Olley focuses on one work at a time, working full-time, but does listen to his body when he needs a break. He works outside under a roof to shelter him from the sun and rain, but it has no walls, allowing the dust from the carving to dissipate with the help of a blower. He wears eye, ear and dust protection.

‘‘I blow the dust so it’s always moving away from me. I don’t like it to be clouding around me.’’

He admits winters in Luggate are cold and difficult to handle, but he dresses for the conditions.

‘‘The dust all goes away and I have pressurised air to clean it all up and so it’s kind of just a necessary hardship that I endure. But I have a decent space to do it and the lifting gear to lift these big rocks, some of them four, five tonnes.’’

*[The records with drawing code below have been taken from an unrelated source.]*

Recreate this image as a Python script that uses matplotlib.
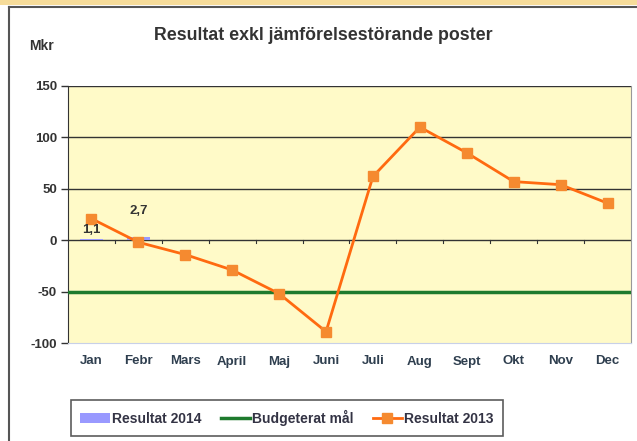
import matplotlib
matplotlib.use("Agg")
from matplotlib import pyplot as plt
from matplotlib.patches import Rectangle
from matplotlib.lines import Line2D

plt.rcParams['font.family'] = ['Liberation Sans', 'DejaVu Sans']
plt.rcParams['axes.unicode_minus'] = False

months = ["Jan", "Febr", "Mars", "April", "Maj", "Juni", "Juli", "Aug", "Sept", "Okt", "Nov", "Dec"]
res2013 = [21, -2, -14, -29, -52, -89, 62, 110, 85, 57, 54, 36]
res2014 = [1.1, 2.7]
res2014_labels = ["1,1", "2,7"]
budget = -50

fig = plt.figure(figsize=(6.37, 4.41), dpi=100)
fig.patch.set_facecolor("white")

# outer frame + top strip
fig.add_artist(Rectangle((0, 1 - 5 / 441), 1, 5 / 441, transform=fig.transFigure,
                         facecolor="#F6DC9A", edgecolor="none"))
fig.add_artist(Line2D([9 / 637, 9 / 637], [0, 1 - 7 / 441], transform=fig.transFigure,
                      color="#555555", lw=1.5))
fig.add_artist(Line2D([9 / 637, 1], [1 - 7 / 441, 1 - 7 / 441], transform=fig.transFigure,
                      color="#555555", lw=1.5))

ax = fig.add_axes([68 / 637, 1 - 343 / 441, 563 / 637, 257 / 441])
ax.set_facecolor("#FFFAC8")
x = list(range(len(months)))

for yv in [0, 50, 100, 150]:
    ax.axhline(yv, color="#333333", lw=1, zorder=1)

h1 = ax.bar(x[:len(res2014)], res2014, width=0.5, color="#9999FF", zorder=2, label="Resultat 2014")
h2 = ax.axhline(budget, color="#1E7A2E", lw=2.5, zorder=3, label="Budgeterat mål")
h3, = ax.plot(x, res2013, color="#FF6A10", lw=2, marker="s", markersize=7,
              markerfacecolor="#F58A30", markeredgecolor="#F58A30", zorder=4, label="Resultat 2013")

offsets = [9, 26]
for i, (v, lab) in enumerate(zip(res2014, res2014_labels)):
    ax.annotate(lab, (x[i], v), xytext=(0, offsets[i]), textcoords="offset pixels",
                ha="center", va="center", fontsize=9.5, fontweight="bold", color="#333333", zorder=5)

# category tick marks on the zero line
for b in [i + 0.5 for i in range(len(months) - 1)]:
    ax.plot([b, b], [0, -3], color="#333333", lw=0.8, zorder=1)

ax.set_xlim(-0.5, 11.5)
ax.set_ylim(-100, 150)
ax.set_yticks([-100, -50, 0, 50, 100, 150])
ax.set_xticks(x)
ax.set_xticklabels(months)
ax.tick_params(axis="x", length=0, pad=9, labelsize=9.5, labelcolor="#2F3F4F")
ax.tick_params(axis="y", length=5, width=1, color="#333333", labelsize=9.5, labelcolor="#333333", pad=3)
for lab in ax.get_xticklabels() + ax.get_yticklabels():
    lab.set_fontweight("bold")

ax.spines["left"].set_color("#333333")
ax.spines["right"].set_color("#999999")
ax.spines["top"].set_visible(False)
ax.spines["bottom"].set_color("#C8D0E8")

fig.text(323 / 637, 1 - 35 / 441, "Resultat exkl jämförelsestörande poster", ha="center", va="center",
         fontsize=12.8, fontweight="bold", color="#333333")
fig.text(41 / 637, 1 - 46 / 441, "Mkr", ha="center", va="center", fontsize=10, fontweight="bold",
         color="#333333")

leg = fig.legend([h1, h2, h3], ["Resultat 2014", "Budgeterat mål", "Resultat 2013"],
                 loc="center", bbox_to_anchor=(287 / 637, 1 - 418 / 441), ncol=3, fontsize=10,
                 frameon=True, fancybox=False, edgecolor="#333333", handlelength=2.1,
                 handletextpad=0.15, columnspacing=1.4, borderpad=0.7, borderaxespad=0)
leg.get_frame().set_linewidth(1.2)
for t in leg.get_texts():
    t.set_fontweight("bold")
    t.set_color("#333344")

plt.savefig("out.png", dpi=100)
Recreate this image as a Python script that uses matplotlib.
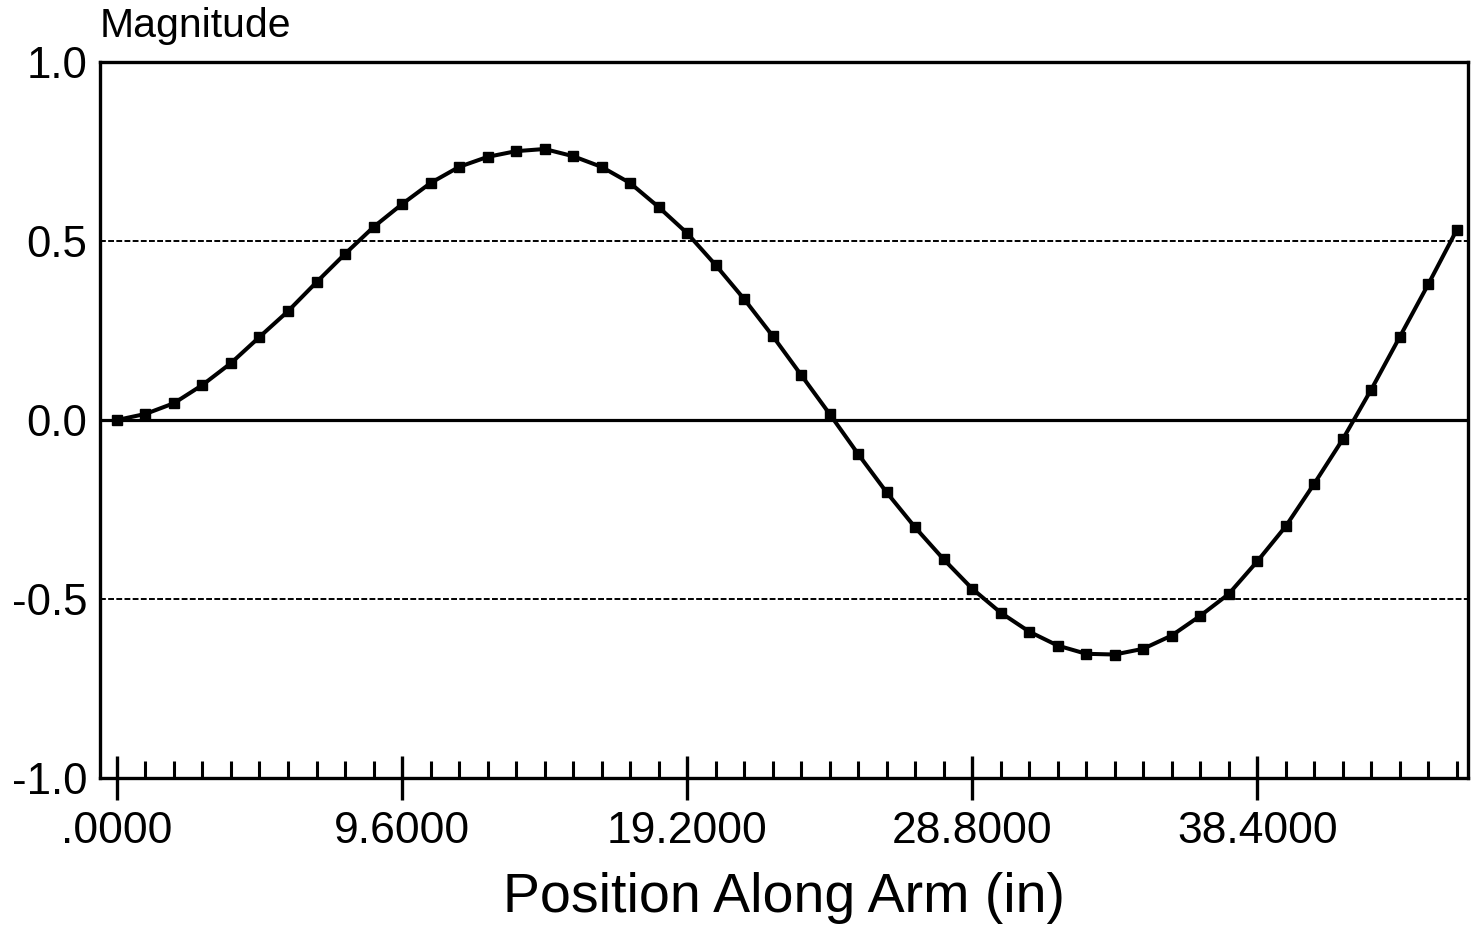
import numpy as np
import matplotlib.pyplot as plt

# sample positions along the arm, every 0.96 in
step = 0.96
position = [round(i * step, 2) for i in range(48)]
magnitude = [
    0.000, 0.017, 0.047, 0.098, 0.159, 0.232, 0.304, 0.385, 0.464, 0.539,
    0.603, 0.662, 0.707, 0.735, 0.751, 0.757, 0.737, 0.707, 0.662, 0.595,
    0.522, 0.433, 0.338, 0.235, 0.126, 0.017, -0.095, -0.202, -0.300, -0.389,
    -0.471, -0.538, -0.591, -0.630, -0.653, -0.655, -0.639, -0.602, -0.547, -0.486,
    -0.395, -0.297, -0.178, -0.054, 0.085, 0.232, 0.379, 0.531,
]
x_major = [0.0, 9.6, 19.2, 28.8, 38.4]
x_labels = ['.0000', '9.6000', '19.2000', '28.8000', '38.4000']
y_ticks = [-1.0, -0.5, 0.0, 0.5, 1.0]
y_labels = ['-1.0', '-0.5', '0.0', '0.5', '1.0']

plt.rcParams['font.family'] = ['Liberation Sans', 'DejaVu Sans']

fig = plt.figure(figsize=(14.72, 9.27), dpi=100)
ax = fig.add_axes([0.0679, 0.1607, 0.9294, 0.7724])

# reference lines
ax.axhline(0.0, color='black', lw=2.3, zorder=1)
for yy in (0.5, -0.5):
    ax.axhline(yy, color='black', lw=1.4, ls=(0, (3, 1.2)), zorder=1)

ax.plot(position, magnitude, color='black', lw=2.9, marker='s', ms=6.5,
        mfc='black', mec='black', zorder=3)

ax.set_xlim(-0.573, 45.5)
ax.set_ylim(-1.0, 1.0)

ax.set_xticks(x_major)
ax.set_xticklabels(x_labels, fontsize=32)
ax.set_xticks([p for p in position if round(p / 9.6, 3) % 1 != 0], minor=True)
ax.tick_params(axis='x', which='major', direction='inout', length=32, width=2.4, pad=8)
ax.tick_params(axis='x', which='minor', direction='in', length=12, width=2.2)

ax.set_yticks(y_ticks)
ax.set_yticklabels(y_labels, fontsize=31.5)
ax.tick_params(axis='y', which='major', length=0, pad=9)

for s in ax.spines.values():
    s.set_linewidth(2.4)

ax.set_xlabel('Position Along Arm (in)', fontsize=40, labelpad=14)
fig.text(0.068, 0.951, 'Magnitude', fontsize=29.5, ha='left', va='bottom')

fig.savefig('out.png', dpi=100)
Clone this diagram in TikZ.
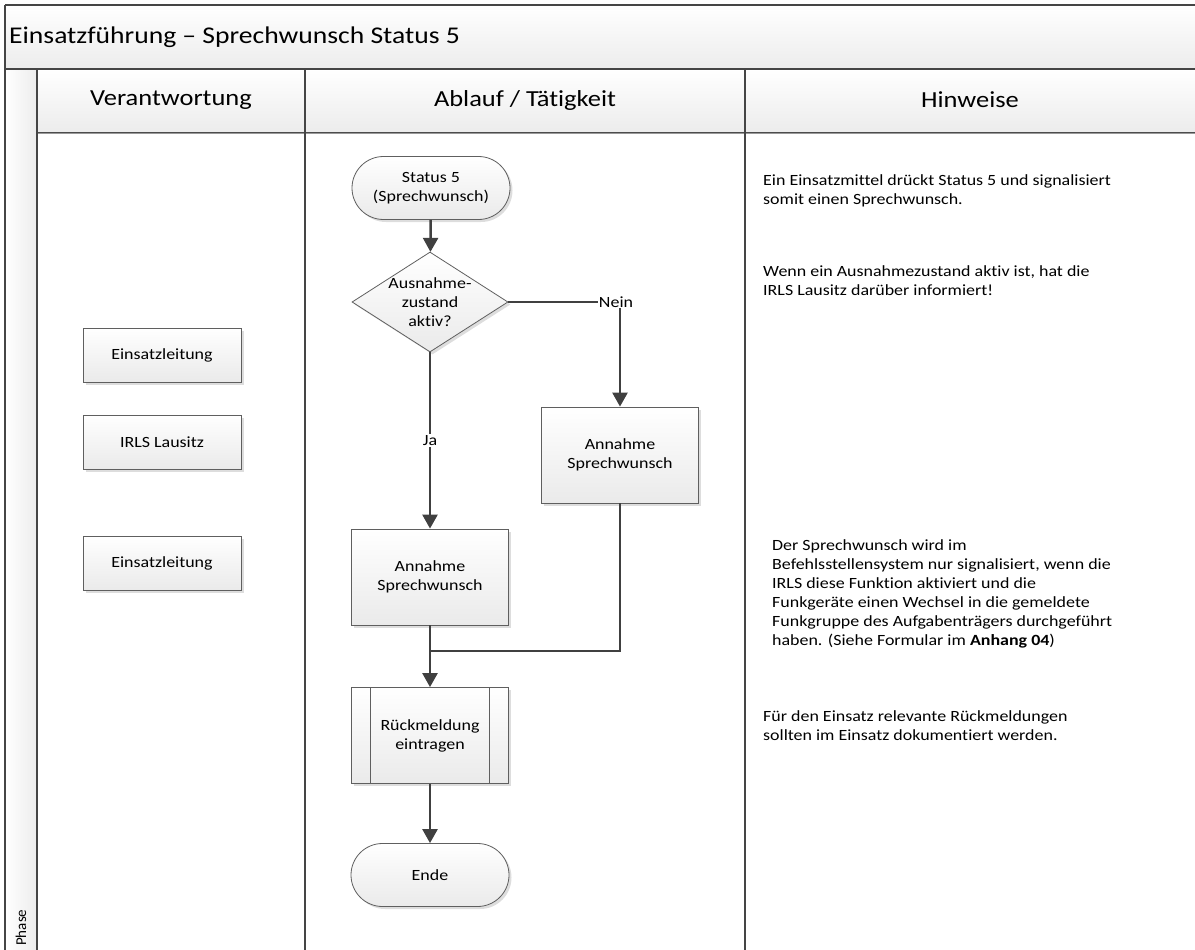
\documentclass[tikz,border=0pt]{standalone}
\usepackage{fontspec}
\setmainfont{Carlito}[FakeStretch=1.15, Ligatures={NoCommon}]
\newfontfamily\plainfont{Carlito}[Ligatures={NoCommon}]
\usetikzlibrary{arrows.meta,shapes.geometric,shadows}

\definecolor{framecol}{HTML}{454545}
\definecolor{edgecol}{HTML}{5F5F5F}
\definecolor{conncol}{HTML}{404040}
\definecolor{bandgrey}{HTML}{ECECEC}
\definecolor{fillgrey}{HTML}{EAEAEA}

\begin{document}
\begin{tikzpicture}[x=1pt,y=-1pt,
  every node/.style={text=black},
  body/.style={font=\fontsize{15.6}{19}\selectfont},
  box/.style={body, draw=edgecol, line width=0.8pt, top color=white, bottom color=fillgrey,
    drop shadow={shadow xshift=2.5pt, shadow yshift=-2.5pt, fill=black!22, opacity=0.6},
    align=center, inner sep=0pt},
  rolebox/.style={box, minimum width=158pt, minimum height=54pt},
  procbox/.style={box, minimum width=157pt, minimum height=96pt},
  terminal/.style={box, minimum width=158pt, minimum height=63pt, rounded corners=31.5pt},
  decision/.style={box, diamond, minimum width=156pt, minimum height=100pt},
  subproc/.style={procbox, path picture={
      \draw[edgecol, line width=0.8pt]
        ([xshift=19pt]path picture bounding box.north west) -- ([xshift=19pt]path picture bounding box.south west)
        ([xshift=-19pt]path picture bounding box.north east) -- ([xshift=-19pt]path picture bounding box.south east);}},
  flow/.style={draw=conncol, line width=2.5pt, -{Triangle[width=15pt,length=14pt]}},
  joinline/.style={draw=conncol, line width=2.5pt},
  lbl/.style={body, fill=white, inner sep=1pt},
  note/.style={body, anchor=north west, align=left, inner sep=0pt},
  heading/.style={font=\fontsize{23}{28}\selectfont},
  rule/.style={draw=framecol, line width=1.6pt},
]
\useasboundingbox (0,0) rectangle (1195,950);

% bands of the table
\shade[top color=white, bottom color=bandgrey] (5,5) rectangle (1197,69);
\shade[top color=white, bottom color=bandgrey] (37,69) rectangle (1197,132);
\shade[left color=white, right color=bandgrey] (5,69) rectangle (37,952);

% table rules
\draw[rule] (5,5) -- (1197,5);
\draw[rule] (5,5) -- (5,952);
\draw[rule] (5,69) -- (1197,69);
\draw[draw=black!40, line width=2.5pt] (37,133) -- (1197,133);
\draw[draw=black!70, line width=1pt] (37,132) -- (1197,132);
\draw[rule] (37,69) -- (37,952);
\draw[rule] (305,69) -- (305,952);
\draw[rule] (745,69) -- (745,952);

% titles
\node[anchor=west, font=\fontsize{24}{29}\selectfont, inner sep=0pt] (title) at (9,37) {Einsatzführung – Sprechwunsch Status 5};
\node[heading] (hresp) at (171,100) {Verantwortung};
\node[heading] (hflow) at (525,100) {Ablauf / Tätigkeit};
\node[heading] (hnote) at (970,100) {Hinweise};
\node[rotate=90, anchor=west, inner sep=0pt, font=\plainfont\fontsize{15}{18}\selectfont] (phase) at (21,946) {Phase};

% responsibilities
\node[rolebox] (role1) at (162,355) {Einsatzleitung};
\node[rolebox] (role2) at (162,442) {IRLS Lausitz};
\node[rolebox] (role3) at (162,563) {Einsatzleitung};

% flow
\node[terminal] (start) at (431,188) {Status 5\\(Sprechwunsch)};
\node[decision, label={[body, align=center]center:Ausnahme-\\zustand\\aktiv?}] (dec) at (430,302) {};
\node[procbox] (ann2) at (620,455) {Annahme\\Sprechwunsch};
\node[procbox] (ann1) at (430,577) {Annahme\\Sprechwunsch};
\node[subproc] (ruck) at (430,735.5) {Rückmeldung\\eintragen};
\node[terminal] (ende) at (430,875) {Ende};

\coordinate (neinc) at (dec.east -| ann2.north);
\coordinate (merge) at (430,651);

\draw[flow] (start) -- (dec);
\draw[flow] (dec.east) -- (neinc) node[lbl, xshift=-4pt] {Nein} -- (ann2.north);
\draw[flow] (dec.south) -- node[lbl] {Ja} (ann1.north);
\draw[joinline] (ann2.south) |- (merge);
\draw[flow] (ann1.south) -- (ruck.north);
\draw[flow] (ruck.south) -- (ende.north);

% notes
\node[note] (note1) at (763,174) {Ein Einsatzmittel drückt Status 5 und signalisiert\\somit einen Sprechwunsch.};
\node[note] (note2) at (763,265) {Wenn ein Ausnahmezustand aktiv ist, hat die\\IRLS Lausitz darüber informiert!};
\node[note] (note3) at (772,539) {Der Sprechwunsch wird im\\Befehlsstellensystem nur signalisiert, wenn die\\IRLS diese Funktion aktiviert und die\\Funkgeräte einen Wechsel in die gemeldete\\Funkgruppe des Aufgabenträgers durchgeführt\\haben. (Siehe Formular im \textbf{Anhang 04})};
\node[note] (note4) at (763,710) {Für den Einsatz relevante Rückmeldungen\\sollten im Einsatz dokumentiert werden.};
\end{tikzpicture}
\end{document}
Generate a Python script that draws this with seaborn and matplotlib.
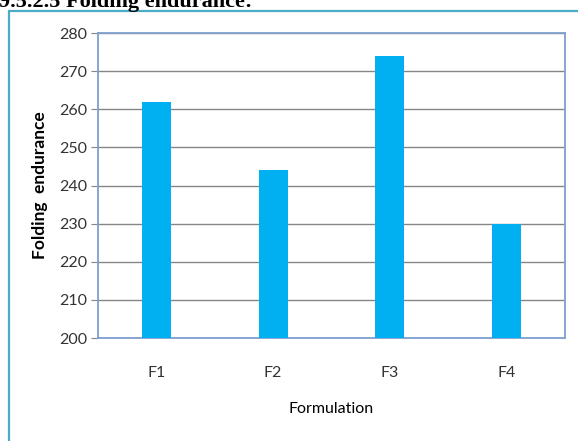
import matplotlib
matplotlib.use("Agg")
import matplotlib.pyplot as plt
import matplotlib.patches as mpatches
import seaborn as sns
import pandas as pd

categories = ["F1", "F2", "F3", "F4"]
folding_endurance = [262, 244, 274, 230]
y_ticks = [200, 210, 220, 230, 240, 250, 260, 270, 280]

sns.set_theme(style="white")
plt.rcParams["font.family"] = ["Lato", "DejaVu Sans"]

df = pd.DataFrame({"Formulation": categories, "Folding endurance": folding_endurance})

fig = plt.figure(figsize=(5.78, 4.41), dpi=100)
fig.patch.set_facecolor("white")

# outer chart frame
frame = mpatches.Rectangle((8.5 / 578, -0.05), 1.2, (441 - 11) / 441 + 0.05,
                           transform=fig.transFigure, fill=False,
                           edgecolor="#4bacc6", linewidth=1.6, zorder=0)
fig.patches.append(frame)

# section heading, partially clipped at the top edge
fig.text(-0.002, 0.984, "9.5.2.5 Folding endurance:", family="Liberation Serif",
         fontweight="bold", fontsize=16, ha="left", va="baseline", color="black")

ax = fig.add_axes([98 / 578, 103 / 441, 467 / 578, 305 / 441])
sns.barplot(data=df, x="Formulation", y="Folding endurance", color="#00b0f0",
            saturation=1, width=0.25, linewidth=0, ax=ax, zorder=3)

ax.set_ylim(200, 280)
ax.set_yticks(y_ticks)
ax.yaxis.grid(True, color="#868686", linewidth=1.0, zorder=0)
ax.set_axisbelow(True)
for s in ax.spines.values():
    s.set_color("#7f9fcf")
    s.set_linewidth(1.3)

ax.tick_params(axis="y", which="both", left=True, length=5, width=0.8,
               color="#868686", labelsize=11.5, labelcolor="#333333", pad=3)
ax.tick_params(axis="x", bottom=False, labelsize=11.5, labelcolor="#333333", pad=14)

ax.set_ylabel("Folding  endurance", fontsize=12.5, fontweight="bold", color="black", labelpad=8)
ax.set_xlabel("Formulation", fontsize=11.5, color="black", labelpad=16)

fig.savefig("out.png", dpi=100, facecolor="white")
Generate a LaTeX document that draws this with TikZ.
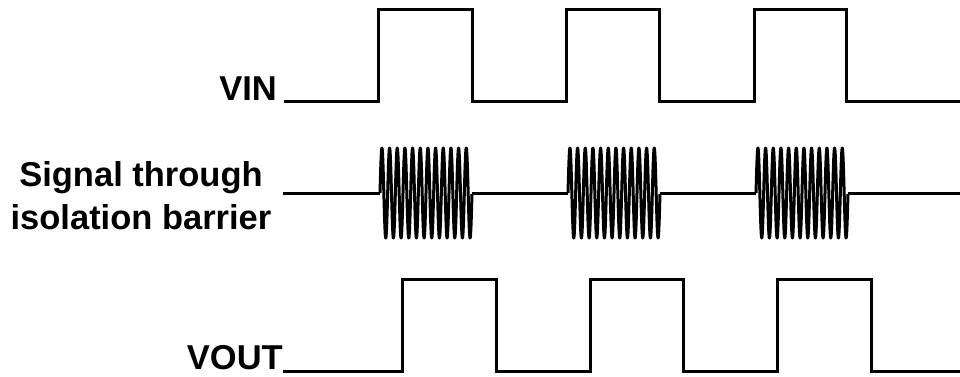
\documentclass[tikz,border=0pt]{standalone}
\usepackage{fontspec}
\setmainfont{Liberation Sans}
\usetikzlibrary{positioning}
\tikzset{
  wave/.style={line width=3pt, line join=miter},
  burst/.style={line width=3pt, line join=round},
  lbl/.style={font=\fontsize{34.5}{43}\selectfont\bfseries, inner sep=0pt, align=center}
}

\begin{document}
\begin{tikzpicture}[x=1pt, y=-1pt]
  \useasboundingbox (0,0) rectangle (960,376);
  % labels
  \node[lbl, anchor=base east] (vin) at (277,100) {VIN};
  \node[lbl] (sig) at (141,196) {Signal through\\isolation barrier};
  \node[lbl, anchor=base east] (vout) at (283,369.5) {VOUT};
  % input square wave
  \draw[wave] (284,101) -| (378,9) -| (472,101) -| (566,9) -| (659,101)
    -| (754,9) -| (846,101) -- (960,101);
  % modulated carrier
  \draw[wave] (283,193) -- (380,193) (472,193) -- (568,193)
    (660,193) -- (756,193) (848,193) -- (960,193);
  \foreach \s in {380,568,756} {
    \draw[burst] plot[domain=0:1, samples=241, smooth]
      ({\s+92*\x}, {193-45*sin(12*360*\x)});
  }
  % output square wave
  \draw[wave] (283,371) -| (402,279) -| (496,371) -| (590,279) -| (683,371)
    -| (777,279) -| (871,371) -- (960,371);
\end{tikzpicture}
\end{document}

These days there is no music going through his protective earmuffs; instead, he concentrates on the task at hand.

‘‘I cannot make a mistake, I can’t. I’ve learnt to work without really making [them]. I mean, to me, I always make mistakes; there’s not a work I have that I couldn’t have done better — you could never reach the very pinnacle, you can always do better.

‘‘I can’t afford to cut off a fingertip or a major part because you can’t put it back on, I can’t just glue it on. I wouldn’t be happy with that, so I like to work with that strictness of focus because, when you finish it, you’re just so satisfied that you’ve done it.’’

• Olley is one of four Otago artists exhibiting at the Aotearoa Art Fair from April 30-May 3 at the Auckland Viaduct Events Centre, alongside Nicola Bennett, from Alexandra, and Dunedin artists Nigel Brown and Jackson Harry. Dunedin’s Milford Gallery is also showing multiple artists.